(begin)
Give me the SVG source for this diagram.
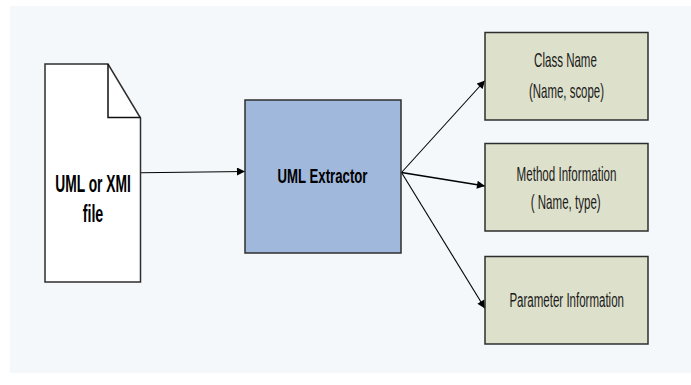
<svg xmlns="http://www.w3.org/2000/svg" width="691" height="385" viewBox="0 0 691 385">
<defs>
<marker id="ah" viewBox="0 0 10 10" refX="10" refY="5" markerWidth="9" markerHeight="8" markerUnits="userSpaceOnUse" orient="auto">
<path d="M0,0 L10,5 L0,10 z" fill="#000"/>
</marker>
<style>
.bg{fill:#f4f8fb}
.node{stroke:#2e2e2e;stroke-width:1.5}
.doc{fill:#ffffff}
.ext{fill:#9fb8dc}
.out{fill:#dde0ca}
.lbl{font-family:"Liberation Sans",Arial,sans-serif;font-size:20px;fill:#1a1a1a;text-anchor:middle}
.bold{font-weight:bold;fill:#000}
.big{font-size:23px}
.conn{fill:none;stroke:#000;stroke-width:1.1;marker-end:url(#ah)}
</style>
</defs>
<rect width="691" height="385" fill="#ffffff"/>
<rect class="bg" x="10" y="6" width="681" height="367"/>
<g id="connectors">
<path class="conn" d="M141,172.8 L245,171.5"/>
<path class="conn" d="M401.5,172.5 L485,80.5"/>
<path class="conn" d="M401.5,172.5 L485,186" style="stroke-width:1.6"/>
<path class="conn" d="M401.5,172.5 L485,308.5"/>
</g>
<g id="uml-file">
<path class="node doc" d="M45,64 L108,64 L140.5,118 L140.5,282 L45,282 Z"/>
<path fill="none" stroke="#111" stroke-width="1.5" d="M108,64 L108,117.5 L140.5,117.5"/>
<text class="lbl bold big" transform="translate(93,192.3) scale(0.6,1)">UML or XMI</text>
<text class="lbl bold big" transform="translate(93,221.7) scale(0.62,1)">file</text>
</g>
<g id="uml-extractor">
<rect class="node ext" x="245" y="100" width="156" height="153"/>
<text class="lbl bold" transform="translate(322.5,183.3) scale(0.66,1)">UML Extractor</text>
</g>
<g id="class-name">
<rect class="node out" x="485" y="32.5" width="163" height="87.5"/>
<text class="lbl" transform="translate(565.5,66.5) scale(0.577,1)">Class Name</text>
<text class="lbl" transform="translate(566.5,97.5) scale(0.572,1)">(Name, scope)</text>
</g>
<g id="method-information">
<rect class="node out" x="485" y="143.5" width="163" height="87.5"/>
<text class="lbl" transform="translate(566.5,180.7) scale(0.58,1)">Method Information</text>
<text class="lbl" transform="translate(565.7,209) scale(0.578,1)">( Name, type)</text>
</g>
<g id="parameter-information">
<rect class="node out" x="485" y="256.5" width="163" height="87.5"/>
<text class="lbl" transform="translate(566.7,307.3) scale(0.576,1)">Parameter Information</text>
</g>
</svg>
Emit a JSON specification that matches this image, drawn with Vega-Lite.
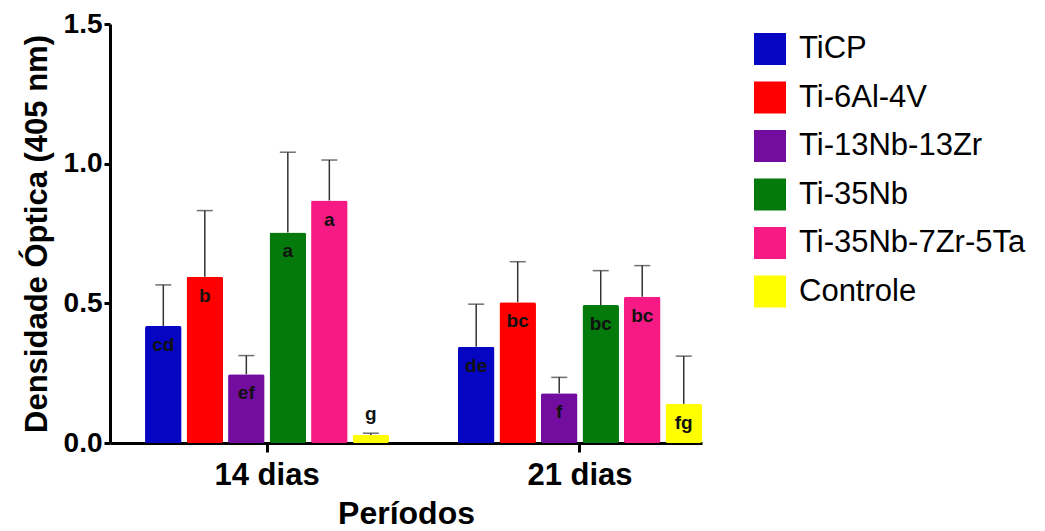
{
  "$schema": "https://vega.github.io/schema/vega-lite/v6.json",
  "width": 592,
  "height": 419,
  "padding": {"left": 21, "top": 10, "right": 5, "bottom": 0},
  "background": "white",
  "config": {
    "view": {"stroke": null},
    "font": "Liberation Sans",
    "axis": {
      "grid": false,
      "domainColor": "black",
      "domainWidth": 3,
      "tickColor": "black",
      "tickWidth": 3,
      "labelFont": "Liberation Sans",
      "labelFontWeight": "bold",
      "labelColor": "black",
      "labelFontSize": 28,
      "titleFont": "Liberation Sans",
      "titleFontWeight": "bold",
      "titleColor": "black",
      "titleFontSize": 31
    },
    "legend": {
      "orient": "none",
      "legendX": 644,
      "legendY": 9,
      "title": null,
      "symbolType": "square",
      "symbolSize": 1024,
      "symbolStrokeWidth": 0,
      "symbolOpacity": 1,
      "labelFont": "Liberation Sans",
      "labelFontSize": 31,
      "labelColor": "black",
      "labelOffset": 13,
      "rowPadding": 16.5,
      "labelLimit": 400
    }
  },
  "data": {
    "values": [
      {"period": "14 dias", "group": "TiCP", "value": 0.419, "upper": 0.566, "label": "cd"},
      {"period": "14 dias", "group": "Ti-6Al-4V", "value": 0.595, "upper": 0.832, "label": "b"},
      {"period": "14 dias", "group": "Ti-13Nb-13Zr", "value": 0.246, "upper": 0.313, "label": "ef"},
      {"period": "14 dias", "group": "Ti-35Nb", "value": 0.754, "upper": 1.041, "label": "a"},
      {"period": "14 dias", "group": "Ti-35Nb-7Zr-5Ta", "value": 0.868, "upper": 1.013, "label": "a"},
      {"period": "14 dias", "group": "Controle", "value": 0.029, "upper": 0.035, "label": "g"},
      {"period": "21 dias", "group": "TiCP", "value": 0.345, "upper": 0.497, "label": "de"},
      {"period": "21 dias", "group": "Ti-6Al-4V", "value": 0.504, "upper": 0.649, "label": "bc"},
      {"period": "21 dias", "group": "Ti-13Nb-13Zr", "value": 0.178, "upper": 0.235, "label": "f"},
      {"period": "21 dias", "group": "Ti-35Nb", "value": 0.494, "upper": 0.617, "label": "bc"},
      {"period": "21 dias", "group": "Ti-35Nb-7Zr-5Ta", "value": 0.524, "upper": 0.635, "label": "bc"},
      {"period": "21 dias", "group": "Controle", "value": 0.14, "upper": 0.311, "label": "fg"}
    ]
  },
  "encoding": {
    "x": {
      "field": "period",
      "type": "nominal",
      "scale": {"paddingInner": 0.22, "paddingOuter": 0.056, "align": 1},
      "axis": {"title": "Períodos", "labelAngle": 0, "tickSize": 9, "labelPadding": 8, "titlePadding": 8, "labelFontSize": 31, "titleFontSize": 32}
    },
    "xOffset": {
      "field": "group",
      "type": "nominal",
      "sort": ["TiCP", "Ti-6Al-4V", "Ti-13Nb-13Zr", "Ti-35Nb", "Ti-35Nb-7Zr-5Ta", "Controle"],
      "scale": {"paddingInner": 0.12, "paddingOuter": 0}
    }
  },
  "layer": [
    {
      "mark": {"type": "bar", "cornerRadius": 2},
      "encoding": {
        "y": {
          "field": "value",
          "type": "quantitative",
          "scale": {"domain": [0, 1.5], "nice": false},
          "axis": {"title": "Densidade Óptica (405 nm)", "values": [0, 0.5, 1, 1.5], "format": ".1f", "tickSize": 6, "labelPadding": 2, "titlePadding": 10}
        },
        "color": {
          "field": "group",
          "type": "nominal",
          "sort": ["TiCP", "Ti-6Al-4V", "Ti-13Nb-13Zr", "Ti-35Nb", "Ti-35Nb-7Zr-5Ta", "Controle"],
          "scale": {
            "domain": ["TiCP", "Ti-6Al-4V", "Ti-13Nb-13Zr", "Ti-35Nb", "Ti-35Nb-7Zr-5Ta", "Controle"],
            "range": ["#0505C2", "#FE0000", "#720DA0", "#037A0B", "#F71A84", "#FFFF00"]
          }
        }
      }
    },
    {
      "mark": {"type": "rule", "color": "#333333", "strokeWidth": 1.5},
      "encoding": {
        "y": {"field": "value", "type": "quantitative"},
        "y2": {"field": "upper"}
      }
    },
    {
      "mark": {"type": "tick", "color": "#333333", "thickness": 1.5, "size": 16},
      "encoding": {
        "y": {"field": "upper", "type": "quantitative"}
      }
    },
    {
      "transform": [{"filter": "datum.label != 'g'"}],
      "mark": {"type": "text", "dy": 19, "fontSize": 19, "fontWeight": "bold", "color": "#111111", "font": "Liberation Sans"},
      "encoding": {
        "y": {"field": "value", "type": "quantitative"},
        "text": {"field": "label"}
      }
    },
    {
      "transform": [{"filter": "datum.label == 'g'"}],
      "mark": {"type": "text", "dy": -21, "fontSize": 19, "fontWeight": "bold", "color": "#111111", "font": "Liberation Sans"},
      "encoding": {
        "y": {"field": "value", "type": "quantitative"},
        "text": {"field": "label"}
      }
    }
  ]
}
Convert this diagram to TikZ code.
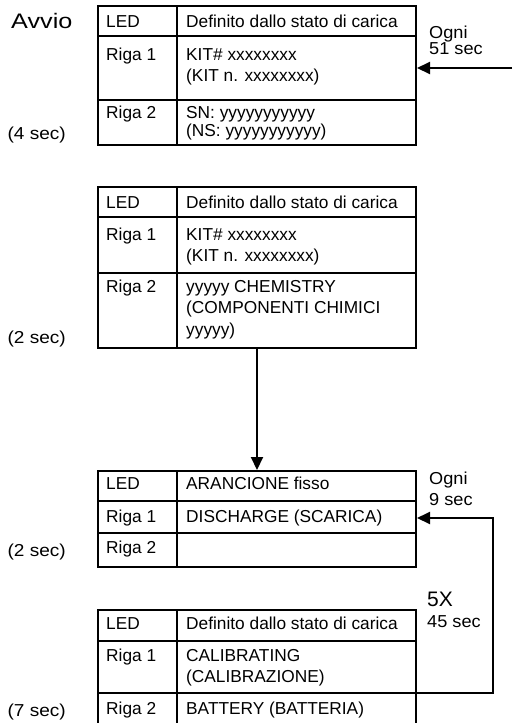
(end)
- [Work to be completed] Track down every line with the word "this" and copy it.

- [Output of the task]
Give me the SVG source for this diagram.
Emit a JSON specification that matches this image, drawn with Vega-Lite.
Convert this diagram to TikZ code.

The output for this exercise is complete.